Da constatação desta necessidade resulta a importância de um quadro fiscal que incentive o investimento privado (nacional e estrangeiro), o que passa, inevitavelmente, pela introdução de reajustamentos na legislação relativa às mais-valias, como no que se refere às garantias que devem ser dadas aos contribuintes quanto à quebra do sigilo bancário e à própria redução do IRC.

Sendo Portugal uma pequena economia aberta que aceitou o desafio de integração num espaço europeu alargado, a questão do apoio à internacionalização das empresas nacionais tem que ser encarada numa perspectiva de aposta numa estratégia consistente de desenvolvimento das nossas estruturas produtivas, assente no conceito de vantagens competitivas dinâmicas.

E, de acordo com esta perspectiva, mais importante do que procurar explicar, por exemplo, o crescimento do PIB a partir da quantidade de mão-de-obra, do “”stock” de capital e do coeficiente capital/ produto, será, isso sim, compreender o “impacto” das variações/ tendências registadas nestas variáveis explicativas no nível de actividade económica e bem assim no nível de vida da população.

Os paradigmas de Scherer e de Porter (aplicados às vantagens competitivas industriais e à especialização intra e inter-industrial) constituem uma inegável contribuição positiva para a percepção do que se apresenta relevante na definição de uma estratégia de desenvolvimento consistente para a nossa economia.

Todavia, apresentam algumas insuficiências, limitando o campo das opções a uma perspectiva, essencialmente, defensiva, de acordo com a qual não faria (nem fará) sentido abrir mão de vantagens competitivas já existentes ao nível de certos sectores tradicionais (como, por exemplo, ao nível dos sectores dos têxteis e vestuário).

Importa saber assumir uma perspectiva mais arrojada, apostando-se, designadamente, em sectores ligados às novas tecnologias como, por exemplo, os das telecomunicações, informática, biotecnologia e energia renovável.

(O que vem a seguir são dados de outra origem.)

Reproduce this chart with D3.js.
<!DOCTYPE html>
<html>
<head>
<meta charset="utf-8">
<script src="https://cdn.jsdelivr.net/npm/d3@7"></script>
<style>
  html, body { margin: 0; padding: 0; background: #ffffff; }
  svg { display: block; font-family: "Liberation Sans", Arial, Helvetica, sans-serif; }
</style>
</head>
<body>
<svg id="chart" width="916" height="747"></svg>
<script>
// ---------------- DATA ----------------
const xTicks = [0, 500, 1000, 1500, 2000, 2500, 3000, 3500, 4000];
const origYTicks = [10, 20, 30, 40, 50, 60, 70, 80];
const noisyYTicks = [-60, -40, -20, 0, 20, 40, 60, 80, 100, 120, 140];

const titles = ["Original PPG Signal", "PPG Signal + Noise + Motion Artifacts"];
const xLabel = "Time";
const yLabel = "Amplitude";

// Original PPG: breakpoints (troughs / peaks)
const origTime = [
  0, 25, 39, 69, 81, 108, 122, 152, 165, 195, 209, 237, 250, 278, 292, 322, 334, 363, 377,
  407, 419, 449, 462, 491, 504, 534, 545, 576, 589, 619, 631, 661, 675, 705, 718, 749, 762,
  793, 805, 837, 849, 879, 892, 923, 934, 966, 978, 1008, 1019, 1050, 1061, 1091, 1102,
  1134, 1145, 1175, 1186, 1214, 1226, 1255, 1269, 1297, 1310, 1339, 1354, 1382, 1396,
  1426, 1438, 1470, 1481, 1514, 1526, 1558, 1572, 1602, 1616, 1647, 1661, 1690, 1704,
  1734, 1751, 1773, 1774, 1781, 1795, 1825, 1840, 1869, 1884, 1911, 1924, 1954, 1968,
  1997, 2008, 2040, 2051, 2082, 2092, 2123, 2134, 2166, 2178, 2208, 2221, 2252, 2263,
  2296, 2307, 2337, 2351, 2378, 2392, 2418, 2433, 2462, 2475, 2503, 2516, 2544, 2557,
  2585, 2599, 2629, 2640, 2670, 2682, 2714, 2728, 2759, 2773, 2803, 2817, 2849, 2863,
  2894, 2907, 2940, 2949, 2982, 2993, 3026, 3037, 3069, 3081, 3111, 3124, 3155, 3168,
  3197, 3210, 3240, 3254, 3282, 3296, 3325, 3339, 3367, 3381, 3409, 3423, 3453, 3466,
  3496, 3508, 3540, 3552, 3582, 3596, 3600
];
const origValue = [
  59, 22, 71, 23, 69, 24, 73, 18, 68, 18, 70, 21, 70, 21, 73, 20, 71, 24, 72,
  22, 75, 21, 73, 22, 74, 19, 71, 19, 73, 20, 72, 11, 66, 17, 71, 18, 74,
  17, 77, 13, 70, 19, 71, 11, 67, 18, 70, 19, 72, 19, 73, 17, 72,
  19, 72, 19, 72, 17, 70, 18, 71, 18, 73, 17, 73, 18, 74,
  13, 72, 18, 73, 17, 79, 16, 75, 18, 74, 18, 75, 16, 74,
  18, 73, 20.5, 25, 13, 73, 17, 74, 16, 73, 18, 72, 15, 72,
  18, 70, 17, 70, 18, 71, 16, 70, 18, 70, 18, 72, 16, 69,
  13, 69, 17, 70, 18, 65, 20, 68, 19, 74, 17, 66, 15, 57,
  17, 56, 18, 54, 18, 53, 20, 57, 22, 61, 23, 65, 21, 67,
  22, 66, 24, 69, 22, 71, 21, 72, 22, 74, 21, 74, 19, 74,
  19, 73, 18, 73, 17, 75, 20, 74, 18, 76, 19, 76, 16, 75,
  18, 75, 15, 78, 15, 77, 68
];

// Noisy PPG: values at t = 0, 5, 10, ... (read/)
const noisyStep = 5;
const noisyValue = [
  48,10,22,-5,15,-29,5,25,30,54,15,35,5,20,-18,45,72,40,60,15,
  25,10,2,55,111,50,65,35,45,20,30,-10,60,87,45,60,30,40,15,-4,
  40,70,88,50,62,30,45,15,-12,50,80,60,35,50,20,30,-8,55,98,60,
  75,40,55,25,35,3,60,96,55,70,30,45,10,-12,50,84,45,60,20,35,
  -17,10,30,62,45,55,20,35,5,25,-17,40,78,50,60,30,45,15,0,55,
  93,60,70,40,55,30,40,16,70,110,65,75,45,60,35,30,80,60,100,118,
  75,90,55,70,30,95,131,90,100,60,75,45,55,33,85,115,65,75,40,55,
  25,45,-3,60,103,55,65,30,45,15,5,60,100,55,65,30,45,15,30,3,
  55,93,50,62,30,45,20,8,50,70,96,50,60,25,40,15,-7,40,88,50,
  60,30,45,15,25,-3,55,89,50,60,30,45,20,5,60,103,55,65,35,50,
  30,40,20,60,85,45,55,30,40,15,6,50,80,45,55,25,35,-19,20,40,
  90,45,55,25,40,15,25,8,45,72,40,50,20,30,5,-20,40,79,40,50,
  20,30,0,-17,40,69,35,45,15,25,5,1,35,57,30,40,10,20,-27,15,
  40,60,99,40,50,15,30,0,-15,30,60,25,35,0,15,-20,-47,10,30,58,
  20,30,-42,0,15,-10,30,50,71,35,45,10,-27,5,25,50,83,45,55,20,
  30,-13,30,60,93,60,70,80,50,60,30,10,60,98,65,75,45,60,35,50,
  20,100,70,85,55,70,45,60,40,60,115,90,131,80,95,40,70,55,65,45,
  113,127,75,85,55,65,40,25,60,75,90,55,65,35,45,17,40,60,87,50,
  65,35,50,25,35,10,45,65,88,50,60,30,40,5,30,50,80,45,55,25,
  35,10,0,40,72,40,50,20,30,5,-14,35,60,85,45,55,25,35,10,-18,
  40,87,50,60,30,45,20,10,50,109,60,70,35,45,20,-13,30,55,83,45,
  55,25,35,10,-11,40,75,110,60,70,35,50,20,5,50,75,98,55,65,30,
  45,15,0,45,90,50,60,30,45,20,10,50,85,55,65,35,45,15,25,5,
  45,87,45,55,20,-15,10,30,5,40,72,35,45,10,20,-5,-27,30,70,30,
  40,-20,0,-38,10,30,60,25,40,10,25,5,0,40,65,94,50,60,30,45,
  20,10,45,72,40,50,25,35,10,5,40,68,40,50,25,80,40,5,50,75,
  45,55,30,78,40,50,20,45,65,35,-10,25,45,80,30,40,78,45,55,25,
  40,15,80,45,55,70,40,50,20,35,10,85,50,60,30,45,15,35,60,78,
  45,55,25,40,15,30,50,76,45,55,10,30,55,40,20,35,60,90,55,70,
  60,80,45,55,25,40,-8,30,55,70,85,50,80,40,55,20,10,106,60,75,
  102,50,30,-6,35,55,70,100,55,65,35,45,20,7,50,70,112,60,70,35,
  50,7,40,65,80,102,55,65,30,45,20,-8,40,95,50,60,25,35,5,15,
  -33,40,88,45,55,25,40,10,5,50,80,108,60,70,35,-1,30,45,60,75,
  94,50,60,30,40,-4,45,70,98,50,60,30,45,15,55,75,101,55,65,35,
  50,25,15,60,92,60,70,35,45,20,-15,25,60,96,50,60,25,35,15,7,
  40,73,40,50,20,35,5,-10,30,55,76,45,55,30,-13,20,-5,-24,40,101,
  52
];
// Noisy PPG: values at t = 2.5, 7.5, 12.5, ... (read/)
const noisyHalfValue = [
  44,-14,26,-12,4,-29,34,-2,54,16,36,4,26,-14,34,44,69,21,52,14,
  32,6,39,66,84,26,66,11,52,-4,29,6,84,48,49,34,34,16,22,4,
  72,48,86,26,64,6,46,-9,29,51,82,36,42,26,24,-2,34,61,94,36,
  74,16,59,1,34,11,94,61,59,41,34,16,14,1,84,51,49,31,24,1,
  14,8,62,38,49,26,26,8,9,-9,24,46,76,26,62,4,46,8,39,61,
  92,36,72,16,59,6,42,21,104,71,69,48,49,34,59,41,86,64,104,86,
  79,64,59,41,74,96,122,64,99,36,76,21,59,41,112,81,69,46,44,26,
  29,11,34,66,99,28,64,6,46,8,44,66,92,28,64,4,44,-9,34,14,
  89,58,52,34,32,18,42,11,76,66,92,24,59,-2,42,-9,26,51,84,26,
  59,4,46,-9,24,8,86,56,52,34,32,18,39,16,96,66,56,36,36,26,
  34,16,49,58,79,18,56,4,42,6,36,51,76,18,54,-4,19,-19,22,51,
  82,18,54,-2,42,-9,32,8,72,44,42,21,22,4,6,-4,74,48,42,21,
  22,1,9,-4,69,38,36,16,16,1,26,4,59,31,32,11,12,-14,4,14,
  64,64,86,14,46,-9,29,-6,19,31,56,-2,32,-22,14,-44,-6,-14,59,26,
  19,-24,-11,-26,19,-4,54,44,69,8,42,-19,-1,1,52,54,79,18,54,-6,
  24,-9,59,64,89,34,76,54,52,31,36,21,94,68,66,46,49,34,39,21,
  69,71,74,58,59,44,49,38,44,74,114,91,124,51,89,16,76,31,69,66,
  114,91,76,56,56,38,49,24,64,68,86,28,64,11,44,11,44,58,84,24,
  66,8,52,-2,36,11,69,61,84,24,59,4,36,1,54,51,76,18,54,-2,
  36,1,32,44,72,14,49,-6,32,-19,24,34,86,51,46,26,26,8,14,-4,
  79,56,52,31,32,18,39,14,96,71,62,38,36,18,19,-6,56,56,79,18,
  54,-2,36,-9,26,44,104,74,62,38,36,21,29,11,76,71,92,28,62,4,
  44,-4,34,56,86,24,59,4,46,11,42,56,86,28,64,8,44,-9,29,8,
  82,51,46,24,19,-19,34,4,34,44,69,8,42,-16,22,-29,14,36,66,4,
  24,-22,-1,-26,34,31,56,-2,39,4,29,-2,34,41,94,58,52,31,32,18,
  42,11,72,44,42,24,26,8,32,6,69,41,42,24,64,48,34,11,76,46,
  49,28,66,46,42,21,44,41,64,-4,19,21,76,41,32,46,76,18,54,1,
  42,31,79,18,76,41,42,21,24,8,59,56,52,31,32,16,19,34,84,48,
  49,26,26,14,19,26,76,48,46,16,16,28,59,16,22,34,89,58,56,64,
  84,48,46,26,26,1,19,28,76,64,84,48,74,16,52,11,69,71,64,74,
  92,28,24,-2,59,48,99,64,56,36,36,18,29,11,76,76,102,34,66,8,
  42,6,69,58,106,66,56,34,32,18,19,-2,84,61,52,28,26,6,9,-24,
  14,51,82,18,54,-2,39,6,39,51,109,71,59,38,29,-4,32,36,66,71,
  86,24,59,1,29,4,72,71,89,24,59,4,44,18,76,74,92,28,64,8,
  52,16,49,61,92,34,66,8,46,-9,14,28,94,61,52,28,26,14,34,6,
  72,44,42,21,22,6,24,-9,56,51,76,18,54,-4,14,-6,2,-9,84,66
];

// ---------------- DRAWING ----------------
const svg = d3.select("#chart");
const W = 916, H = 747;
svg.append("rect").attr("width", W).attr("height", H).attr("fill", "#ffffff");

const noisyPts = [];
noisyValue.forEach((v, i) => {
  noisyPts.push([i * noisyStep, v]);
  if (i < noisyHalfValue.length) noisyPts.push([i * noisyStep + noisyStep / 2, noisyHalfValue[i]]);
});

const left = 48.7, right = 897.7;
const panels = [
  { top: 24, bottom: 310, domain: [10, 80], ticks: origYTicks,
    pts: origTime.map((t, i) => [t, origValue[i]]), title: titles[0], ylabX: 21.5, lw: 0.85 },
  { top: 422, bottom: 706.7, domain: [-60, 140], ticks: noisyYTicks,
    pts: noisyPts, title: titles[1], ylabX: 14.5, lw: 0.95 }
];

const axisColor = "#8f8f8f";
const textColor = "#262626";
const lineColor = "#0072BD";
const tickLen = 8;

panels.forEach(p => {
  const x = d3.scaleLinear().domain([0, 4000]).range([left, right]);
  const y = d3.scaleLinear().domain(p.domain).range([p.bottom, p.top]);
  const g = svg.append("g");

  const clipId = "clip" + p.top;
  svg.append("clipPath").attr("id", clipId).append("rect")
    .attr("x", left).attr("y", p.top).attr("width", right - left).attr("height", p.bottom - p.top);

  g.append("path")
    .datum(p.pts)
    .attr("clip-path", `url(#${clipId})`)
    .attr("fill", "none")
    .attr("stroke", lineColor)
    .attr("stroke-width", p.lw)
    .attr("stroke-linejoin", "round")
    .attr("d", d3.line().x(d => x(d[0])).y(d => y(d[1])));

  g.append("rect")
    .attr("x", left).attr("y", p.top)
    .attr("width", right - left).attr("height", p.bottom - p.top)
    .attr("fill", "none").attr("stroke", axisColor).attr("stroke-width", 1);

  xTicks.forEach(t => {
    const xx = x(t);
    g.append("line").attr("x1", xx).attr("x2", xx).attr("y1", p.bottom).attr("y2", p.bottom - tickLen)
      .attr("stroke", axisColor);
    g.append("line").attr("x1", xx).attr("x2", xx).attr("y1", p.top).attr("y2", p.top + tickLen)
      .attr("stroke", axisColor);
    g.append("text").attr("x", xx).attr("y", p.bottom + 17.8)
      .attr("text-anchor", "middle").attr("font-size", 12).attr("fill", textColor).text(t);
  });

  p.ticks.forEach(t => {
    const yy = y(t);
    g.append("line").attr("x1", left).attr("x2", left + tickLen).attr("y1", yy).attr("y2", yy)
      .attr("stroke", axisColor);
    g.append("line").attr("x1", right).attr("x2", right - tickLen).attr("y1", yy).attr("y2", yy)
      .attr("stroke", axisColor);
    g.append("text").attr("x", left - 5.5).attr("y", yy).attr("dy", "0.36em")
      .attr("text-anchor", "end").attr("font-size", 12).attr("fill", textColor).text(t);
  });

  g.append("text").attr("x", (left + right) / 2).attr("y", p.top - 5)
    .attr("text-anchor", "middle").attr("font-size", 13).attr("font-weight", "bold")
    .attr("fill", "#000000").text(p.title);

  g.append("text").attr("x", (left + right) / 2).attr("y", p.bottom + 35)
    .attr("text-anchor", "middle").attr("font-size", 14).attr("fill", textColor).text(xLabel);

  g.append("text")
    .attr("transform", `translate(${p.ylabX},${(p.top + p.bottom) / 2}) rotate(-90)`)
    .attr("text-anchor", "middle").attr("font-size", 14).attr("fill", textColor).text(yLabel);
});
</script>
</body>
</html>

Para tal, haverá não apenas que definir quadros de incentivo financeiro e fiscal apropriados, como também que promover a investigação científica, bem como as necessárias parcerias estratégicas, procurando-se, por essa via, superar as limitações decorrentes da dimensão do nosso mercado interno.

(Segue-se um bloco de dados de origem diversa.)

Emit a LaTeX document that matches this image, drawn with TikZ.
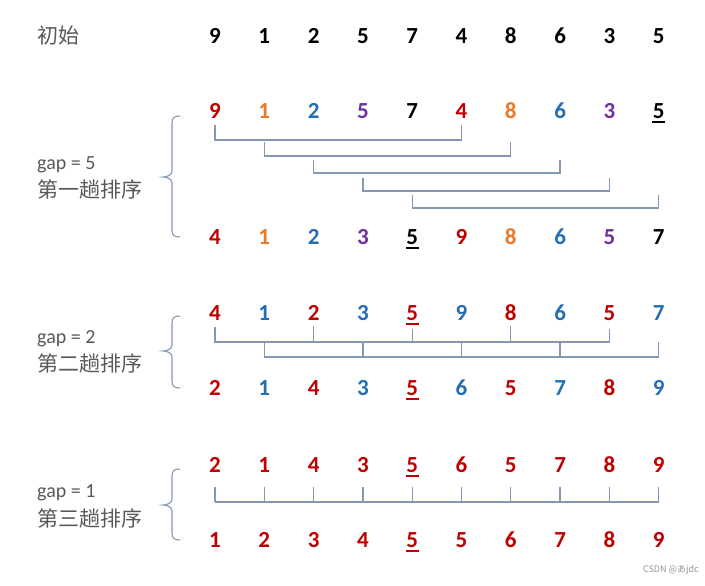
\documentclass[tikz,border=0pt]{standalone}
\usepackage{fontspec}
\setmainfont{Carlito}
\newfontfamily\cjk{Noto Sans CJK SC}
\definecolor{R}{RGB}{192,0,0}
\definecolor{O}{RGB}{232,122,40}
\definecolor{B}{RGB}{36,110,180}
\definecolor{P}{RGB}{112,48,160}
\definecolor{K}{RGB}{0,0,0}
\definecolor{lab}{RGB}{89,89,89}
\definecolor{conncol}{RGB}{132,152,180}
\tikzset{
  num/.style={font=\fontsize{23}{25}\selectfont\bfseries, inner sep=0pt, text height=14.5pt, text depth=0pt, anchor=center},
  conn/.style={draw=conncol, line width=1.3pt},
  lbl/.style={text=lab, anchor=west, inner sep=0pt},
  ulin/.style={line width=2pt}
}
\begin{document}
\begin{tikzpicture}[x=1pt,y=-1pt]
\useasboundingbox[fill=white] (0,0) rectangle (705,586);
% labels
\node[lbl, font=\cjk\fontsize{21}{23}\selectfont] (l0) at (37,36) {初始};
\node[lbl, font=\fontsize{20}{22}\selectfont] (l1a) at (37,165) {gap = 5};
\node[lbl, font=\cjk\fontsize{21}{23}\selectfont] (l1b) at (37,189) {第一趟排序};
\node[lbl, font=\fontsize{20}{22}\selectfont] (l2a) at (37,339) {gap = 2};
\node[lbl, font=\cjk\fontsize{21}{23}\selectfont] (l2b) at (37,363) {第二趟排序};
\node[lbl, font=\fontsize{20}{22}\selectfont] (l3a) at (37,493) {gap = 1};
\node[lbl, font=\cjk\fontsize{21}{23}\selectfont] (l3b) at (37,518) {第三趟排序};
% rows
\foreach \d/\c [count=\i from 0] in {9/K,1/K,2/K,5/K,7/K,4/K,8/K,6/K,3/K,5/K}
  \node[num, text=\c] (z\i) at ({215+49.3*\i},36) {\d};
\foreach \d/\c [count=\i from 0] in {9/R,1/O,2/B,5/P,7/K,4/R,8/O,6/B,3/P,5/K}
  \node[num, text=\c] (a\i) at ({215+49.3*\i},111) {\d};
\foreach \d/\c [count=\i from 0] in {4/R,1/O,2/B,3/P,5/K,9/R,8/O,6/B,5/P,7/K}
  \node[num, text=\c] (b\i) at ({215+49.3*\i},237) {\d};
\foreach \d/\c [count=\i from 0] in {4/R,1/B,2/R,3/B,5/R,9/B,8/R,6/B,5/R,7/B}
  \node[num, text=\c] (c\i) at ({215+49.3*\i},313) {\d};
\foreach \d/\c [count=\i from 0] in {2/R,1/B,4/R,3/B,5/R,6/B,5/R,7/B,8/R,9/B}
  \node[num, text=\c] (d\i) at ({215+49.3*\i},388) {\d};
\foreach \d/\c [count=\i from 0] in {2/R,1/R,4/R,3/R,5/R,6/R,5/R,7/R,8/R,9/R}
  \node[num, text=\c] (e\i) at ({215+49.3*\i},465) {\d};
\foreach \d/\c [count=\i from 0] in {1/R,2/R,3/R,4/R,5/R,5/R,6/R,7/R,8/R,9/R}
  \node[num, text=\c] (f\i) at ({215+49.3*\i},540) {\d};
% underlines
\draw[ulin, K] ([xshift=-6.5pt]a9.south) ++(0,4) -- ++(13,0);
\draw[ulin, K] ([xshift=-6.5pt]b4.south) ++(0,4) -- ++(13,0);
\draw[ulin, R] ([xshift=-6.5pt]c4.south) ++(0,4) -- ++(13,0);
\draw[ulin, R] ([xshift=-6.5pt]d4.south) ++(0,4) -- ++(13,0);
\draw[ulin, R] ([xshift=-6.5pt]e4.south) ++(0,4) -- ++(13,0);
\draw[ulin, R] ([xshift=-6.5pt]f4.south) ++(0,4) -- ++(13,0);
% gap 5 connectors (staircase)
\foreach \i/\j/\s/\l in {0/5/125/140,1/6/142/156,2/7/160/173,3/8/178/191,4/9/195/208}
  \draw[conn] (a\i |- 0,\s) -- (a\i |- 0,\l) -- (a\j |- 0,\l) -- (a\j |- 0,\s);
% gap 2 connectors
\draw[conn] (c0 |- 0,327) -- (c0 |- 0,342) -- (c8 |- 0,342) -- (c8 |- 0,329);
\foreach \k/\s in {2/326,4/329,6/326}
  \draw[conn] (c\k |- 0,\s) -- (c\k |- 0,342);
\draw[conn] (c1 |- 0,342) -- (c1 |- 0,357) -- (c9 |- 0,357) -- (c9 |- 0,342);
\foreach \k in {3,5,7}
  \draw[conn] (c\k |- 0,342) -- (c\k |- 0,357);
% gap 1 connectors
\draw[conn] (e0 |- 0,502) -- (e9 |- 0,502);
\foreach \k in {0,...,9}
  \draw[conn] (e\k |- 0,487) -- (e\k |- 0,502);
% braces
\foreach \ya/\ym/\yb in {116/177/237, 316/351/388, 469/505/540}
  \draw[conn, line width=1.1pt] (180,\ya) .. controls (174,\ya) and (172,\ya+2) .. (172,\ya+7)
    -- (172,\ym-6) .. controls (172,\ym-2) and (167,\ym) .. (163,\ym)
    .. controls (167,\ym) and (172,\ym+2) .. (172,\ym+6)
    -- (172,\yb-7) .. controls (172,\yb-2) and (174,\yb) .. (180,\yb);
% watermark
\node[anchor=east, inner sep=0pt, text={rgb,255:red,150;green,150;blue,150}, font=\cjk\fontsize{9}{10}\selectfont] (wm) at (699,570) {CSDN @あjdc};
\end{tikzpicture}
\end{document}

A Estabilidade Político-Social Como Pressuposto do Desenvolvimento

Há quem, deliberadamente, confunda a estabilidade com apatia.

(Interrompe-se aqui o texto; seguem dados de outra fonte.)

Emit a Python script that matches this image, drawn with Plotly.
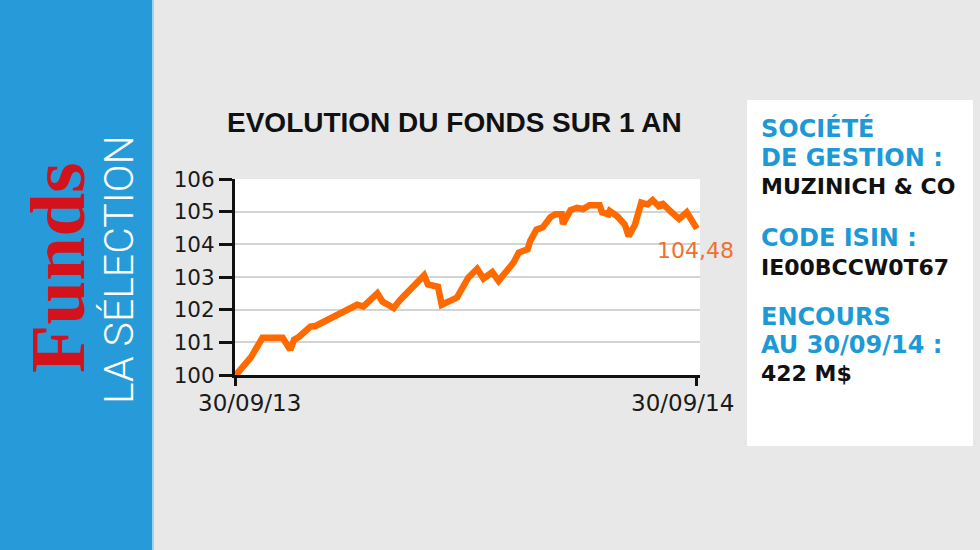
import pandas as pd
import plotly.graph_objects as go

# valeur liquidative base 100
dates = ["2013-09-30", "2013-10-06", "2013-10-12", "2013-10-21", "2013-11-06", "2013-11-12",
         "2013-11-15", "2013-11-19", "2013-11-28", "2013-12-02", "2013-12-19", "2014-01-04",
         "2014-01-09", "2014-01-20", "2014-01-24", "2014-02-02", "2014-02-07", "2014-02-26",
         "2014-03-01", "2014-03-09", "2014-03-12", "2014-03-19", "2014-03-24", "2014-04-02",
         "2014-04-09", "2014-04-14", "2014-04-21", "2014-04-26", "2014-05-08", "2014-05-12",
         "2014-05-19", "2014-05-21", "2014-05-26", "2014-05-31", "2014-06-06", "2014-06-10",
         "2014-06-15", "2014-06-16", "2014-06-22", "2014-06-27", "2014-07-02", "2014-07-07",
         "2014-07-15", "2014-07-17", "2014-07-22", "2014-07-23", "2014-07-29", "2014-08-04",
         "2014-08-07", "2014-08-12", "2014-08-17", "2014-08-22", "2014-08-26", "2014-09-01",
         "2014-09-02", "2014-09-10", "2014-09-16", "2014-09-22", "2014-09-30"]
values = [100.00, 100.25, 100.55, 101.14, 101.14, 100.77,
          101.08, 101.17, 101.48, 101.50, 101.85, 102.15,
          102.10, 102.50, 102.25, 102.05, 102.30, 103.05,
          102.77, 102.70, 102.15, 102.30, 102.37, 102.98,
          103.25, 102.95, 103.15, 102.88, 103.45, 103.75,
          103.85, 104.10, 104.45, 104.52, 104.83, 104.92,
          104.92, 104.62, 105.05, 105.12, 105.08, 105.20,
          105.20, 104.98, 104.92, 105.02, 104.86, 104.60,
          104.25, 104.60, 105.28, 105.22, 105.35, 105.12,
          105.28, 104.98, 104.78, 104.98, 104.48]

y_ticks = [100, 101, 102, 103, 104, 105, 106]
x_ticks = ["2013-09-30", "2014-09-30"]
x_labels = ["30/09/13", "30/09/14"]
x_label_shift = [14, -14]   # les libelles sont rentres vers l'interieur
last_label = "104,48"

info_lines = [
    ("SOCIÉTÉ", "blue"), ("DE GESTION :", "blue"), ("MUZINICH & CO", "black"),
    ("CODE ISIN :", "blue"), ("IE00BCCW0T67", "black"),
    ("ENCOURS", "blue"), ("AU 30/09/14 :", "blue"), ("422 M$", "black"),
]
info_y = [128, 158, 186, 238, 267, 317, 345, 373]

df = pd.DataFrame({"date": pd.to_datetime(dates), "vl": values})

# zone de trace en pixels
L, R, T, B = 235, 700, 179, 375


def px(x):
    return (x - L) / (R - L)


def py(y):
    return (B - y) / (B - T)


ORANGE = "#ff6a00"
BLUE = "#1d9ad6"

fig = go.Figure(go.Scatter(x=df["date"], y=df["vl"], mode="lines",
                           line=dict(color=ORANGE, width=6.5), hoverinfo="skip"))

shapes = [
    dict(type="rect", xref="paper", yref="paper", x0=px(0), x1=px(152), y0=py(550), y1=py(0),
         fillcolor="#279bd9", line_width=0, layer="below"),
    dict(type="line", xref="paper", yref="paper", x0=px(153), x1=px(153), y0=py(550), y1=py(0),
         line=dict(color="#8cc8ec", width=1.5)),
    dict(type="rect", xref="paper", yref="paper", x0=px(747), x1=px(973), y0=py(446), y1=py(100),
         fillcolor="white", line_width=0, layer="below"),
]

annotations = [
    dict(text="EVOLUTION DU FONDS SUR 1 AN", xref="paper", yref="paper", x=px(454), y=py(122),
         xanchor="center", yanchor="middle", showarrow=False,
         font=dict(family="Liberation Sans", size=28, color="#111111", weight="bold")),
    dict(text="Funds", xref="paper", yref="paper", x=px(57), y=py(268), textangle=-90,
         xanchor="center", yanchor="middle", showarrow=False,
         font=dict(family="Liberation Serif", size=79, color="#d4121c", weight="bold")),
    dict(text="LA SÉLECTION", xref="paper", yref="paper", x=px(119), y=py(270), textangle=-90,
         xanchor="center", yanchor="middle", showarrow=False,
         font=dict(family="Roboto", size=41, color="white", weight=300)),
    dict(text=last_label, x=df["date"].iloc[-1], y=df["vl"].iloc[-1], xref="x", yref="y",
         showarrow=False, yshift=-22, xshift=-1,
         font=dict(family="DejaVu Sans", size=22, color="#f07030")),
]

for tv, tt, sh in zip(x_ticks, x_labels, x_label_shift):
    annotations.append(dict(text=tt, x=tv, xref="x", y=py(403), yref="paper",
                            xanchor="center", yanchor="middle", xshift=sh, showarrow=False,
                            font=dict(family="DejaVu Sans", size=23, color="#1a1a1a")))

for (txt, kind), yy in zip(info_lines, info_y):
    color = BLUE if kind == "blue" else "#111111"
    size = 24 if kind == "blue" else 22
    annotations.append(dict(text=txt, xref="paper", yref="paper", x=px(759), y=py(yy),
                            xanchor="left", yanchor="middle", showarrow=False,
                            font=dict(family="DejaVu Sans", size=size, color=color, weight="bold")))

fig.update_layout(
    width=980, height=550,
    margin=dict(l=L, r=980 - R, t=T, b=550 - B, pad=0),
    paper_bgcolor="#e8e8e8", plot_bgcolor="white",
    showlegend=False,
    shapes=shapes, annotations=annotations,
    xaxis=dict(range=["2013-09-29 06:00", "2014-10-02 12:00"], tickvals=x_ticks, showticklabels=False,
               showgrid=False, zeroline=False, showline=True, linecolor="#111111", linewidth=3,
               ticks="outside", ticklen=8, tickwidth=2.5, tickcolor="#111111"),
    yaxis=dict(range=[100, 106], tickvals=y_ticks, showgrid=True, gridcolor="#d4d4d4", gridwidth=1.5,
               zeroline=False, showline=True, linecolor="#111111", linewidth=3,
               ticks="outside", ticklen=13, tickwidth=2.5, tickcolor="#111111",
               tickfont=dict(family="DejaVu Sans", size=21.5, color="#1a1a1a")),
)

fig.write_html("out.html", config={"displayModeBar": False},
               post_script="document.body.style.margin='0';")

Estabilidade não implica estagnação.

Mas, o desenvolvimento consistente pressupõe, isso sim, alguma estabilidade político-social.

Se não existir bom-senso por parte dos parceiros sociais poder-se-á vir a assistir a fortes pressões inflacionistas, as quais implicarão a adopção de políticas de controlo da procura global, com efeitos indutores negativos no nível de actividade económica e na taxa de desemprego.

Uma política económica e financeira consistente, actuando ao nível da componente psicológica do investimento (políticas de estabilização) como ao nível do ensino técnico e especializado e das infraestruturas de enquadramento (políticas estruturais), a par da modernização dos sectores tradicionais com vantagens competitivas (recorrendo ao “design” e às novas técnicas de “marketing”) e de uma aposta nos sectores de ponta, incorporadores de novas tecnologias (investigação científica/ parcerias estratégicas), constituem a essência de um novo projecto galvanizador que poderíamos designar de estratégia do NOVO DIAMANTE.

O NOVO DIAMANTE assentaria em seis variáveis estratégicas fundamentais: a CONFIANÇA, a FORMAÇÃO, o INVESTIMENTO, a MODERNIZAÇÃO, a INVESTIGAÇÃO e as PARCERIAS ESTRATÉGICAS.

E só actuando de forma integrada e integradora ao nível deste conjunto de variáveis seremos bem sucedidos na nossa aposta de consecução de um modelo de desenvolvimento sustentado para Portugal.